Private Label lists "leather" in its notes and, yes, the fragrance is often summarized as a vetiver-leather fragrance. To me, however, that description doesn't tell the whole story. On my skin, Private Label isn't a leather fragrance so much as it is birch tar one. There is a huge difference to my mind. Huge. Birch tar is a resinous extract that has been traditionally used to coat and treat rawhide and, as such, the camphorous, pine-y, phenolic, sometimes sulphurous ingredient is often used in perfumery to replicate the aroma of a certain type of black "leather." The perfume is a vetiver scent in many ways, but it is vetiver transformed into one living in Mad Max's world, a scent that the Road Warrior would wear with its uncompromising smoke, tar, asphalt, and rubber facets. If any of you love the toughness of Robert Piguet's vintage Bandit and the birch tar smoke of Andy Tauer's Lonestar Memories, but want both taken up a notch and infused with smoked vetiver, then Jovoy's Private Label is for you.
The core essence of Private Label doesn't change for hours on end. All that happens is a fluctuation in the prominence of certain notes, and a dropping of the fragrance's sillage. After 60-minutes, Private Label hovers about 3 inches above my skin; by the end of the fourth hour, it is a skin scent, though it remains extremely potent when sniffed up close. The prominence of the smoke elements varies, with the birch tar seeming softer and more manageable for a brief period around the second hour. Then, suddenly, at the start of the third hour, Private Label somehow seems even smokier! Though the mentholated notes are much less, the vetiver has overtaken the birch tar as the dominant element, and my word, is it dark! I've never encountered vetiver that is quite so smoked. This is not smooth vetiver like in Chanel's Sycomore, but some sort of mutant hybrid created in a peaty bonfire. The vetiver continues to dominate the rest of Private Label's development. All in all, it consistently lasted over 12 hours on my skin, with soft sillage but sharp notes.

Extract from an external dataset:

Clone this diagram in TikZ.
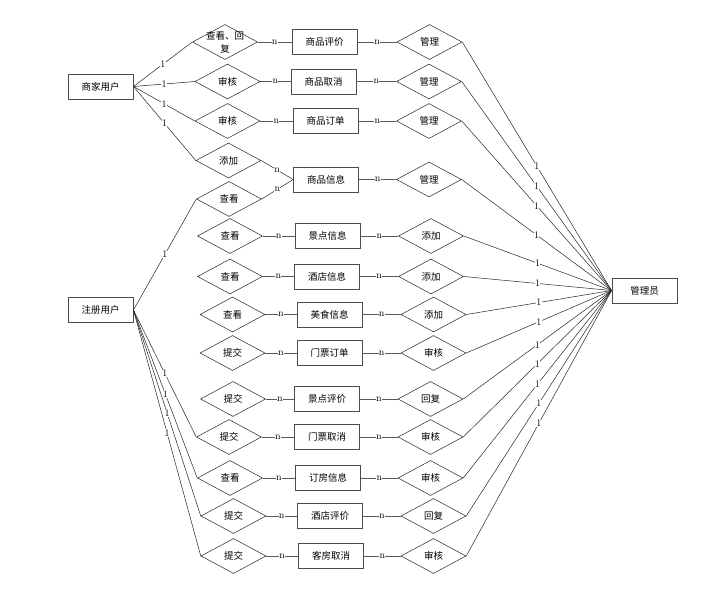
\documentclass[tikz,border=0pt]{standalone}
\usepackage{fontspec}
\newfontfamily\cjk{Noto Sans CJK SC}
\usetikzlibrary{shapes.geometric}
\begin{document}
\begin{tikzpicture}[x=1pt,y=-1pt,
  ent/.style={draw=black!70, line width=0.9pt, minimum width=65pt, minimum height=25pt, inner sep=0pt, font=\cjk\fontsize{9.5}{11}\selectfont},
  dia/.style={draw=black!85, line width=0.5pt, diamond, aspect=1.857, inner sep=0pt, minimum width=65pt, minimum height=35pt, font=\cjk\fontsize{9.5}{11}\selectfont},
  lk/.style={draw=black!85, line width=0.5pt},
  hk/.style={draw=black!65, line width=0.9pt},
  lbl/.style={fill=white, inner sep=0.3pt, font=\fontsize{10}{10}\selectfont}
]
\useasboundingbox (0,0) rectangle (705,608);
\fill[white] (0,0) rectangle (705,608);

% entities
\node[ent] (sj) at (100.5,86.5) {商家用户};
\node[ent] (zc) at (100.5,310) {注册用户};
\node[ent] (gl) at (644.5,290.5) {管理员};

% row 1
\node[dia] (l1) at (225,42) {};
\node[font=\cjk\fontsize{9.5}{13}\selectfont, align=center, inner sep=0pt] (l1t) at (l1) {查看、回\\复};
\node[ent] (r1) at (324.5,42) {商品评价};
\node[dia] (d1) at (429.5,42) {管理};
% row 2
\node[dia] (l2) at (227.5,81.5) {审核};
\node[ent] (r2) at (323.5,81.5) {商品取消};
\node[dia] (d2) at (429,81.5) {管理};
% row 3
\node[dia] (l3) at (227.5,121) {审核};
\node[ent] (r3) at (325.5,121) {商品订单};
\node[dia] (d3) at (429,121) {管理};
% row 4
\node[dia] (l4) at (228.5,160.5) {添加};
\node[ent] (r4) at (326,179.5) {商品信息};
\node[dia] (d4) at (429,179.5) {管理};
\node[dia] (l5) at (229,199) {查看};
% row 6
\node[dia] (l6) at (230,236) {查看};
\node[ent] (r6) at (327.5,236) {景点信息};
\node[dia] (d6) at (431,236) {添加};
% row 7
\node[dia] (l7) at (230,276.5) {查看};
\node[ent] (r7) at (327,276.5) {酒店信息};
\node[dia] (d7) at (431,276.5) {添加};
% row 8
\node[dia] (l8) at (232.5,314.5) {查看};
\node[ent] (r8) at (329.5,314.5) {美食信息};
\node[dia] (d8) at (433.5,314.5) {添加};
% row 9
\node[dia] (l9) at (232.5,353) {提交};
\node[ent] (r9) at (329.5,353) {门票订单};
\node[dia] (d9) at (433.5,353) {审核};
% row 10
\node[dia] (l10) at (233,399) {提交};
\node[ent] (r10) at (327,399) {景点评价};
\node[dia] (d10) at (430.5,399) {回复};
% row 11
\node[dia] (l11) at (229,437) {提交};
\node[ent] (r11) at (327,437) {门票取消};
\node[dia] (d11) at (430.5,437) {审核};
% row 12
\node[dia] (l12) at (230,478) {查看};
\node[ent] (r12) at (328,478) {订房信息};
\node[dia] (d12) at (430.5,478) {审核};
% row 13
\node[dia] (l13) at (233.5,516) {提交};
\node[ent] (r13) at (330,516) {酒店评价};
\node[dia] (d13) at (433.5,516) {回复};
% row 14
\node[dia] (l14) at (233.5,556) {提交};
\node[ent] (r14) at (331,556) {客房取消};
\node[dia] (d14) at (433.5,556) {审核};

% user links
\foreach \t in {l1,l2,l3,l4}
  \draw[lk] (sj.east) -- node[lbl]{1} (\t.west);
\foreach \t in {l5,l11,l12,l13,l14}
  \draw[lk] (zc.east) -- node[lbl]{1} (\t.west);

% n links
\foreach \a/\b in {1/1,2/2,3/3,6/6,7/7,8/8,9/9,10/10,11/11,12/12,13/13,14/14}
  \draw[hk] (l\a.east) -- node[lbl]{n} (r\b.west);
\draw[lk] (l4.east) -- node[lbl]{n} (r4.west);
\draw[lk] (l5.east) -- node[lbl]{n} (r4.west);
\foreach \a in {1,2,3,4,6,7,8,9,10,11,12,13,14}
  \draw[hk] (r\a.east) -- node[lbl]{n} (d\a.west);

% admin links
\foreach \a in {1,2,3,4,6,7,8,9,10,11,12,13,14}
  \draw[lk] (d\a.east) -- node[lbl]{1} (gl.west);
\end{tikzpicture}
\end{document}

I generally believe that all fragrances are unisex in nature, but I think Private Label definitely skews more masculine. However, I think that there is a narrow group of people who may very much enjoy Private Label: men and women who adore vetiver, but who also love birch tar, smoky fragrances, mentholated eucalyptus blends, and black leather notes. For me, it's as though Andy Tauer's Lonestar Memories and Naomi Goodsir's Bois d'Ascece had a swingers' orgy with bucketfuls of tarry cade, a very hippie Woodstock patchouli, Santa Claus' peppermint-eucalyptus muscle rub, Olivier Durbano's Black Tourmaline, and Serge Lutens' Fille en Aiguilles. Nine months later, the baby that resulted was Private Label.